Chess has long been the game of gentleman, geniuses, philanthropists and other gifted people. This has formed an incredibly wide misconception around the word that only geniuses and gifted people can play the game and it is strictly designed for them. The first things that come to mind when we hear ‘chess player’, it would be ‘old’, ‘smart’, ‘talented’, ‘genius’ etc., but this is actually a misconception since almost everyone can play the game.

The ‘evolution’ of a chess game, both the rules and the design, is very interesting. It has steadily evolved, and in the early nineteenth century has reached its standard which is still used nowadays. In the twentieth century, chess experienced a tremendous growth in interest resulting in the development of various chess organizations and the crowning of a world champion. The first computer chess program was introduced in 1960. Steady improvements in technologies and algorithms led to the 1996 defeat of the world champion, Garry Kasparov, by a computer called Deep Blue.

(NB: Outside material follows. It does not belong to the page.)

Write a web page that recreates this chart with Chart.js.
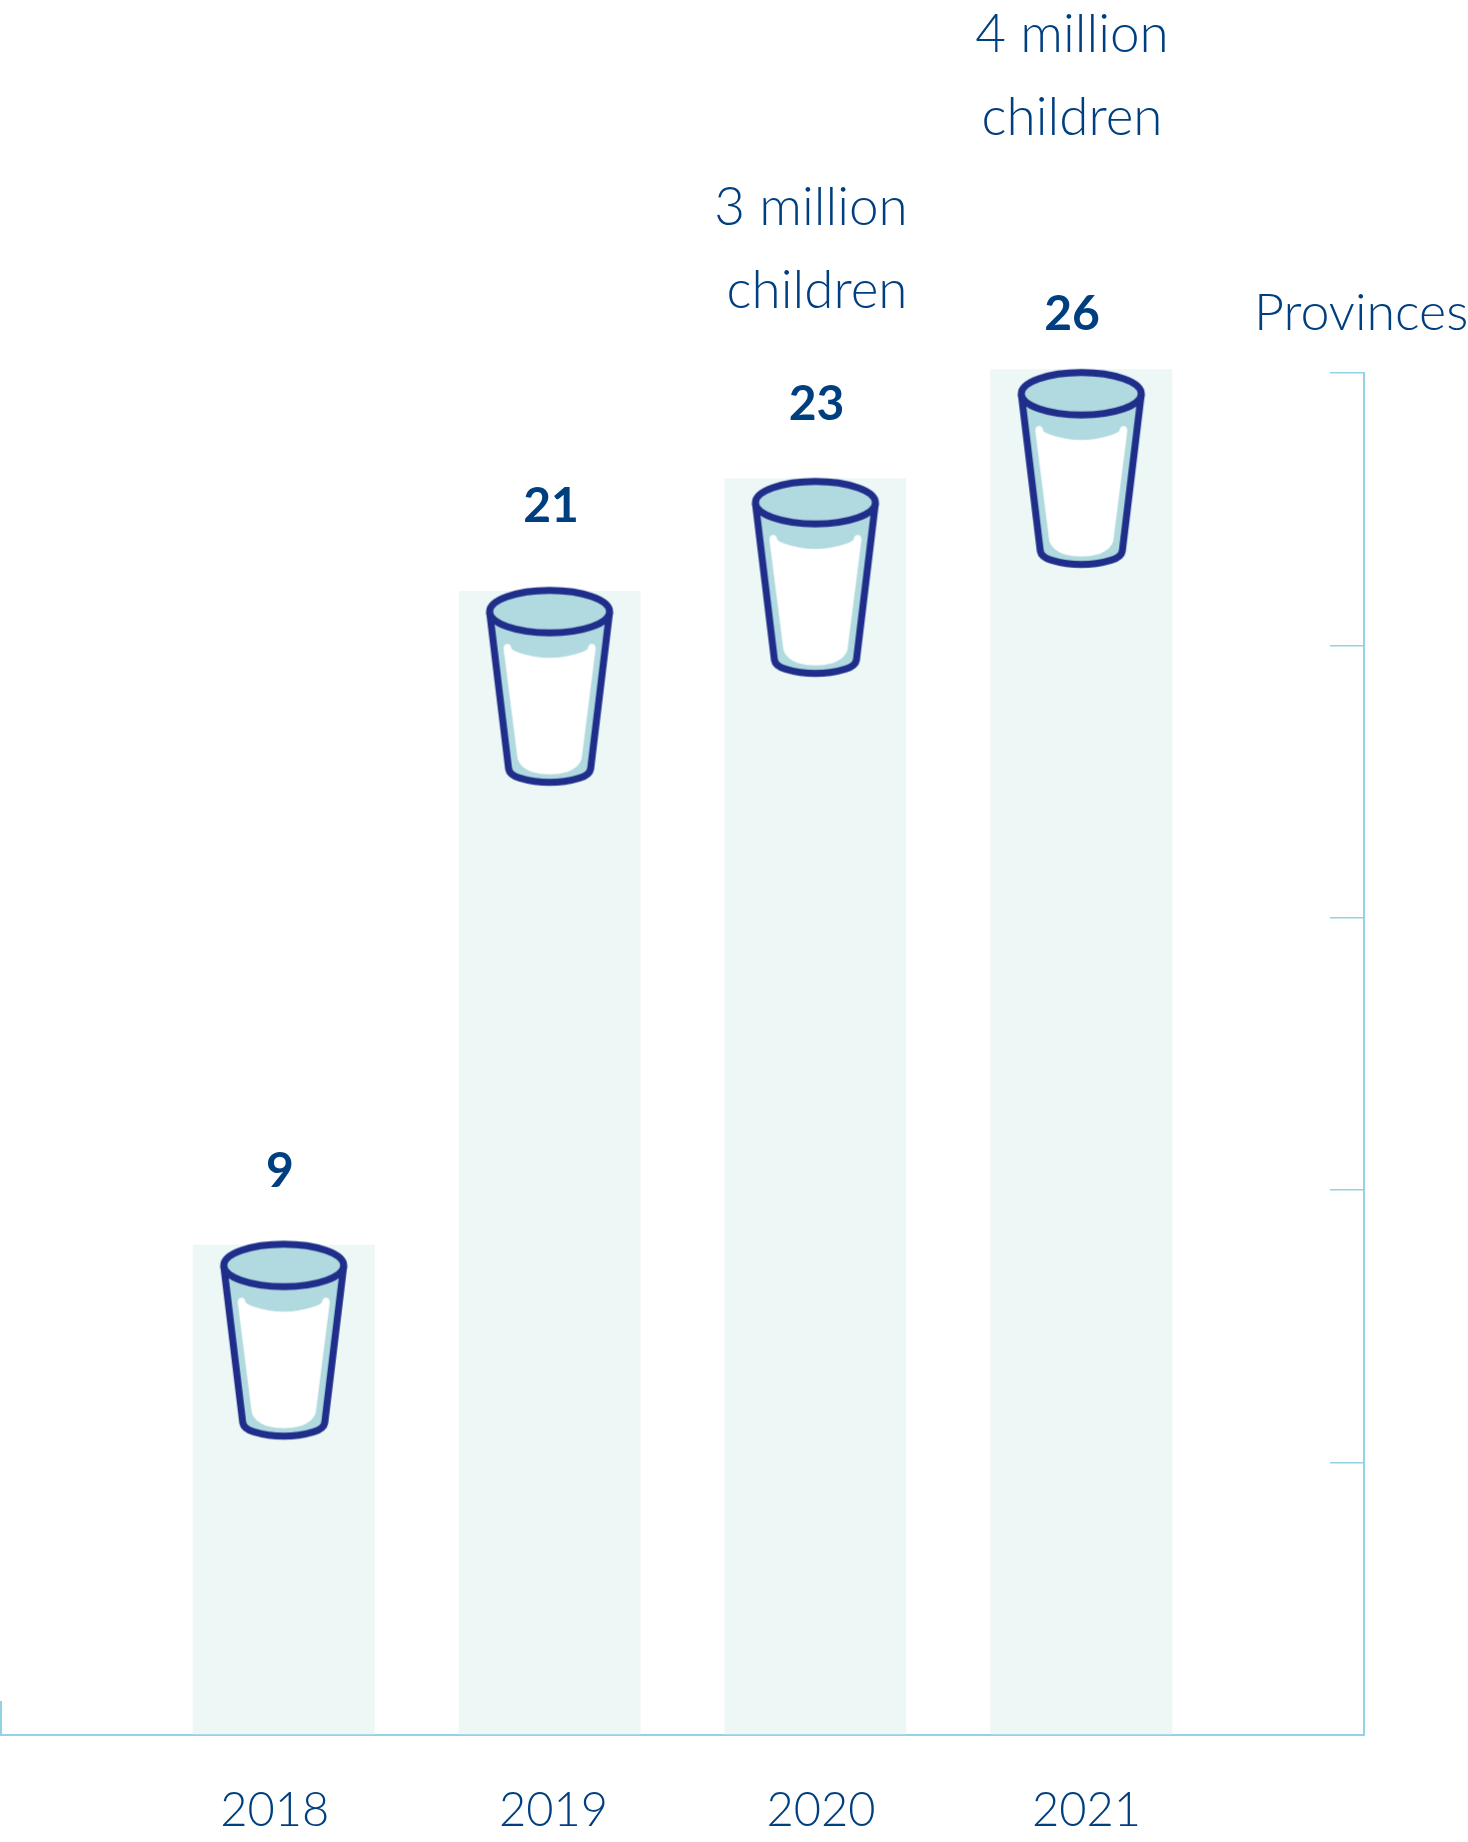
<!DOCTYPE html>
<html>
<head>
<meta charset="utf-8">
<style>
  html, body { margin: 0; padding: 0; background: #fff; }
  canvas { display: block; }
</style>
<script src="https://cdn.jsdelivr.net/npm/chart.js@4/dist/chart.umd.min.js"></script>
</head>
<body>
<canvas id="milkChart" width="1468" height="1842"></canvas>
<script>
const years = [2018, 2019, 2020, 2021];
const provinces = [9, 21, 23, 26];
// drawn heights (the 2021 bar stops just above the top tick)
const barLevels = [9, 21, 23.07, 25.07];
// level of the middle of each glass rim
const rimLevels = [8.62, 20.62, 22.62, 24.62];
const yearTicks = [2017.966, 2019.015, 2020.021, 2021.02];
const noteLines = [[], [], ['3 million', 'children'], ['4 million', 'children']];
const unitLabel = 'Provinces';

const TEXT = '#003f7f';
const AXIS = '#93d1e5';
const BAR = '#edf7f6';
const NOTE_FONT = '300 53px Lato';
const UNIT_FONT = '300 52px Lato';
const BOLD_FONT = '700 48px Lato';

// Glass icon, placed so the middle of the rim is the centre of the canvas
function makeGlass() {
  const c = document.createElement('canvas');
  c.width = 134;
  c.height = 410;
  const g = c.getContext('2d');
  g.translate(67, 205 - 24.7);

  const body = new Path2D('M -60 25 L -41 182 Q -40 188 -30 191 Q 0 200 30 191 Q 40 188 41 182 L 60 25');
  g.fillStyle = '#b0dadf';
  g.fill(body);

  g.fillStyle = '#fff';
  g.fill(new Path2D('M -46 62 Q -46 57 -42 57 Q -39 57 -38 62 Q -36 64 -30 66 Q 0 76 30 66 Q 36 64 38 62 Q 39 57 42 57 Q 46 57 46 62 L 32 172 Q 30 180 18 185 Q 0 190 -18 185 Q -30 180 -32 172 Z'));

  g.strokeStyle = '#1f2e8a';
  g.lineWidth = 7;
  g.lineJoin = 'round';
  g.stroke(body);
  g.beginPath();
  g.ellipse(0, 24.7, 60, 21.2, 0, 0, Math.PI * 2);
  g.fillStyle = '#b0dadf';
  g.fill();
  g.stroke();
  return c;
}

// Text around the bars and the small cap at the left end of the base line
const labelsPlugin = {
  id: 'labels',
  afterDraw(chart) {
    const { ctx, chartArea, scales } = chart;
    ctx.save();

    ctx.strokeStyle = AXIS;
    ctx.lineWidth = 2;
    ctx.beginPath();
    ctx.moveTo(chartArea.left, scales.y.getPixelForValue(0.625));
    ctx.lineTo(chartArea.left, chartArea.bottom);
    ctx.stroke();

    ctx.fillStyle = TEXT;
    ctx.textBaseline = 'alphabetic';
    ctx.textAlign = 'center';

    ctx.font = BOLD_FONT;
    const valueSpots = [[280, 1187], [551, 522], [816.5, 420], [1072, 330]];
    provinces.forEach((v, i) => ctx.fillText(String(v), valueSpots[i][0], valueSpots[i][1]));

    ctx.font = NOTE_FONT;
    const noteSpots = [null, null, [[811, 225], [817, 308]], [[1072, 52], [1072, 135]]];
    noteLines.forEach((lines, i) => {
      lines.forEach((line, j) => ctx.fillText(line, noteSpots[i][j][0], noteSpots[i][j][1]));
    });

    ctx.font = UNIT_FONT;
    ctx.textAlign = 'left';
    ctx.fillText(unitLabel, 1254, 330);
    ctx.restore();
  }
};

new Chart(document.getElementById('milkChart'), {
  data: {
    datasets: [
      {
        type: 'line',
        order: 0,
        clip: false,
        showLine: false,
        borderWidth: 0,
        pointStyle: makeGlass(),
        pointRadius: 0.5,
        pointHoverRadius: 0,
        pointHoverBorderWidth: 0,
        data: years.map((y, i) => ({ x: y, y: rimLevels[i] }))
      },
      {
        type: 'bar',
        order: 1,
        clip: false,
        backgroundColor: BAR,
        barPercentage: 0.685,
        categoryPercentage: 1,
        data: years.map((y, i) => ({ x: y, y: barLevels[i] }))
      }
    ]
  },
  options: {
    responsive: false,
    animation: false,
    layout: { padding: { top: 373, left: 1, right: 104, bottom: 0 } },
    plugins: { legend: { display: false }, tooltip: { enabled: false } },
    scales: {
      x: {
        type: 'linear',
        offset: false,
        min: 2016.9366,
        max: 2022.0634,
        afterBuildTicks: scale => { scale.ticks = yearTicks.map(value => ({ value })); },
        afterFit: scale => { scale.height = 107; scale.paddingLeft = 0; scale.paddingRight = 0; },
        grid: { display: false },
        border: { color: AXIS, width: 2 },
        ticks: {
          color: TEXT,
          font: { family: 'Lato', size: 47, weight: '300' },
          padding: 40,
          maxRotation: 0,
          autoSkip: false,
          callback: value => String(Math.round(value))
        }
      },
      y: {
        position: 'right',
        min: 0,
        max: 25,
        afterFit: scale => { scale.width = 0; },
        grid: { drawOnChartArea: false, color: AXIS, lineWidth: 1.5, tickLength: -34 },
        border: { color: AXIS, width: 2 },
        ticks: { display: false, stepSize: 5 }
      }
    }
  },
  plugins: [labelsPlugin]
});
</script>
</body>
</html>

The future of chess sets is likely to involve the improvement of computerized chess sets. Currently, many manufacturers produce a single person, computerized games that allow the player to compete against a computer. In the years to come, these computer chess games are likely to become more sophisticated, challenging even the best players in the world. In addition to the current game, variations have been developed. Future chess sets may involve multiple levels in which pieces will be able to attack not only forward and backward but also up and down. New board shapes have already been introduced making it possible for up to four players to be involved in a game at once.